• _Exercise directions_:
Only the lines from the one holding "Convert this chart to matplotlib code." through the one holding "plt.rcParams['font.family'] = ['Noto" are to be retyped, exactly as they appear, with both boundary lines included.

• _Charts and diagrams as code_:

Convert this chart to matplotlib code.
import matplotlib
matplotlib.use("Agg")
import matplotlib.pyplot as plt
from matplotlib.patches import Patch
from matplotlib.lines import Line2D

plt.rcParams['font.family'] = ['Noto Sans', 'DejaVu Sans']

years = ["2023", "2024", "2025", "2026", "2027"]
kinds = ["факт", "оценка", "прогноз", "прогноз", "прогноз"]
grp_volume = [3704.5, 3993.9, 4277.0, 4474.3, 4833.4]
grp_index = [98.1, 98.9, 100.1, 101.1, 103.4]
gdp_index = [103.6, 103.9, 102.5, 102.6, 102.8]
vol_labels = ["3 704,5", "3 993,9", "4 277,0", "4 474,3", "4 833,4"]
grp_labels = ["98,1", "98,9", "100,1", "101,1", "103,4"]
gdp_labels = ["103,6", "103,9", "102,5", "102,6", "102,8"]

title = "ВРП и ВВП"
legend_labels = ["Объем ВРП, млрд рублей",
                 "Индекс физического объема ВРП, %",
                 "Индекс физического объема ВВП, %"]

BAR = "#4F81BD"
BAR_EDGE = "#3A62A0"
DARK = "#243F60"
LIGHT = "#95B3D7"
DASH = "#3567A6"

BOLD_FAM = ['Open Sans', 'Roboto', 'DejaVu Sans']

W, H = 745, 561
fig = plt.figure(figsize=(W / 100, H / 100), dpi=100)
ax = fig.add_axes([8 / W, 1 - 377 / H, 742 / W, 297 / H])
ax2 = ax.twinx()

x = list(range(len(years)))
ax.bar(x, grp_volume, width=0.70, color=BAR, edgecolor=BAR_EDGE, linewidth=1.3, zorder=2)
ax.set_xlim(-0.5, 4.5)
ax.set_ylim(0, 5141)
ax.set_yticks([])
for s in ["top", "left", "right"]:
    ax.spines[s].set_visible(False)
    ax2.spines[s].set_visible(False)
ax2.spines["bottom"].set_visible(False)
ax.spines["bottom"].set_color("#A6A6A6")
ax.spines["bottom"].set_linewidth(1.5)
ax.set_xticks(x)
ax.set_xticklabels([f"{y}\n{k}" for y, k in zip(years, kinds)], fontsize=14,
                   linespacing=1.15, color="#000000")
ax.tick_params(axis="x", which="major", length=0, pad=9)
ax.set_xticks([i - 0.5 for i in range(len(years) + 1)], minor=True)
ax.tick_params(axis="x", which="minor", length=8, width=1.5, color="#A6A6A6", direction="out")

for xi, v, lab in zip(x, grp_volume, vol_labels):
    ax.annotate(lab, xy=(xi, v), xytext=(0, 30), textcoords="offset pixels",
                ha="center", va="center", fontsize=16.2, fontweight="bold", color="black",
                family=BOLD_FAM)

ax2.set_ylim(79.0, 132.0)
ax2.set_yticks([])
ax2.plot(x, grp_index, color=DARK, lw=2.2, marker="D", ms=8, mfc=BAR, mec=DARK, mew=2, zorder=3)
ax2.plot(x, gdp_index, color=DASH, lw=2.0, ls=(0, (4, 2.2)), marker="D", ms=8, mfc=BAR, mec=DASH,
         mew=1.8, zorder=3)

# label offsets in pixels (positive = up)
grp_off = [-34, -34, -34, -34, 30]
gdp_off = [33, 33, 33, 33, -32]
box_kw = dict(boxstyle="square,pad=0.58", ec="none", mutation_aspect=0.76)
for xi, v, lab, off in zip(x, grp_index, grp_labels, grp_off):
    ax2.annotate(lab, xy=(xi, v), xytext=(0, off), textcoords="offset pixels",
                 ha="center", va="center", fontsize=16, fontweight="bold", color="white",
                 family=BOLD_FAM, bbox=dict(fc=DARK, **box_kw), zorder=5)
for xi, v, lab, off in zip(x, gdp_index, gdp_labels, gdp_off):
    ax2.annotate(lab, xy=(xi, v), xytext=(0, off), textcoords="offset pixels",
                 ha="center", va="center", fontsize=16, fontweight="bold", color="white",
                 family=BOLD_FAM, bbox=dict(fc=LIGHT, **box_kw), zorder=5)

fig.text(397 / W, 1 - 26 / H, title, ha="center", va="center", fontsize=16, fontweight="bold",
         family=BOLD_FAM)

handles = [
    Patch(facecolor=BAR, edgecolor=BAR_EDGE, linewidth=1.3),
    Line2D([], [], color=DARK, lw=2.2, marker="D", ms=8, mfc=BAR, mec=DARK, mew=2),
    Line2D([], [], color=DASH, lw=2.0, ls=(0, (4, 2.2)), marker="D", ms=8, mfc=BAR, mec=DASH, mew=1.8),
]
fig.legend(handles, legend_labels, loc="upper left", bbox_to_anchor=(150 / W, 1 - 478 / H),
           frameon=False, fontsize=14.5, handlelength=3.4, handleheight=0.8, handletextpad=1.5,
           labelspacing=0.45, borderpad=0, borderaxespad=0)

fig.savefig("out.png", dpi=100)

...

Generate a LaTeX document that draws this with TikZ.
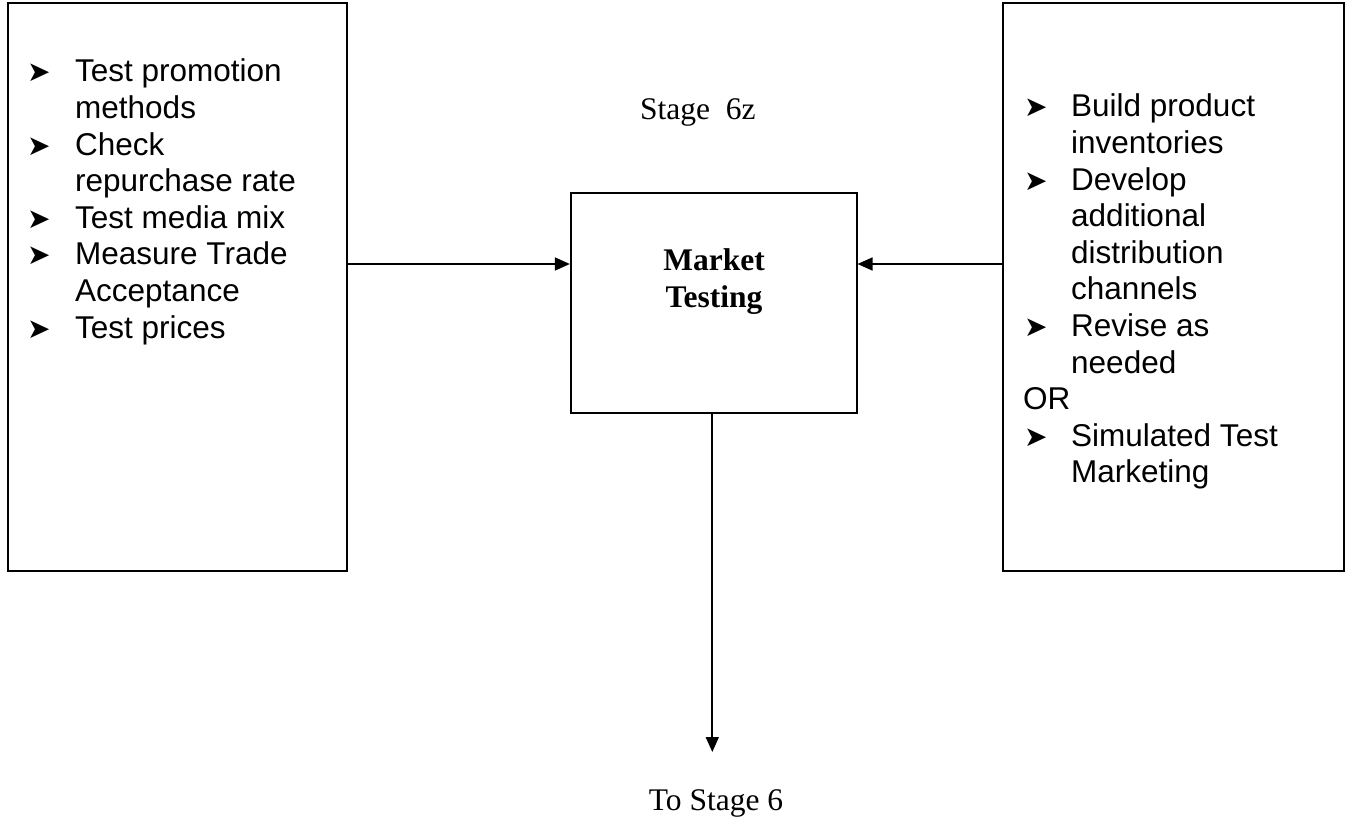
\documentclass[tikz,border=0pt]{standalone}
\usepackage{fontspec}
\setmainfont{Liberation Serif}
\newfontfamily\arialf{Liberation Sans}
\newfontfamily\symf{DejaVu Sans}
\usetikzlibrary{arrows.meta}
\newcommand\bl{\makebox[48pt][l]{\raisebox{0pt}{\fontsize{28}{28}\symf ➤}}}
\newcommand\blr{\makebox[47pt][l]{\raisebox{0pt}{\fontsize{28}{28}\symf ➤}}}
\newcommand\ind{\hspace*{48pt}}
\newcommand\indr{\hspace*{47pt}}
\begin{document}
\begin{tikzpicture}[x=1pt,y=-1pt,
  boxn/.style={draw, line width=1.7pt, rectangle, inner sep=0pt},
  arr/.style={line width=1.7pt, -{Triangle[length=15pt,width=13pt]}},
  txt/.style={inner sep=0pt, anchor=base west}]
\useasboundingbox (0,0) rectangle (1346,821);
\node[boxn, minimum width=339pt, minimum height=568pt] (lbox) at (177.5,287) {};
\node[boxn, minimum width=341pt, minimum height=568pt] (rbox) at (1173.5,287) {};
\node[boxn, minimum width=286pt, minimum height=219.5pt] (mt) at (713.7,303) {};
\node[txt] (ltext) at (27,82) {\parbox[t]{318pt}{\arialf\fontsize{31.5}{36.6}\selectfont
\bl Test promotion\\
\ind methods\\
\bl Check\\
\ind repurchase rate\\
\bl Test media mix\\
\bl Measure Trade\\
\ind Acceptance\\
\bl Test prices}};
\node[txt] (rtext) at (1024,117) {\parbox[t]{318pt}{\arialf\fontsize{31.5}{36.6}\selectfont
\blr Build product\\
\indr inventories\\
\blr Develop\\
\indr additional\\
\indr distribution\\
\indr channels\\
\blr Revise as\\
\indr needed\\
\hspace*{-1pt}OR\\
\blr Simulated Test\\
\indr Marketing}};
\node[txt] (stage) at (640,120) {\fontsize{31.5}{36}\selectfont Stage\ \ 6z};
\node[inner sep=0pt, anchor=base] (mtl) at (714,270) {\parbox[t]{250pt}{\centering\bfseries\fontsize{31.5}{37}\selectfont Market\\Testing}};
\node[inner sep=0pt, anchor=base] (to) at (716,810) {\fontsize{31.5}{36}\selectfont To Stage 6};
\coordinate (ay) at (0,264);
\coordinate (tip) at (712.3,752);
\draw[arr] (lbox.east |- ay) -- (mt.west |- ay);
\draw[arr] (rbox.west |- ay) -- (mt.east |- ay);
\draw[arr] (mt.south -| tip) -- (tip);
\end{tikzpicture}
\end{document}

• _Output of the exercise_:
Convert this chart to matplotlib code.
import matplotlib
matplotlib.use("Agg")
import matplotlib.pyplot as plt
from matplotlib.patches import Patch
from matplotlib.lines import Line2D

plt.rcParams['font.family'] = ['Noto Sans', 'DejaVu Sans']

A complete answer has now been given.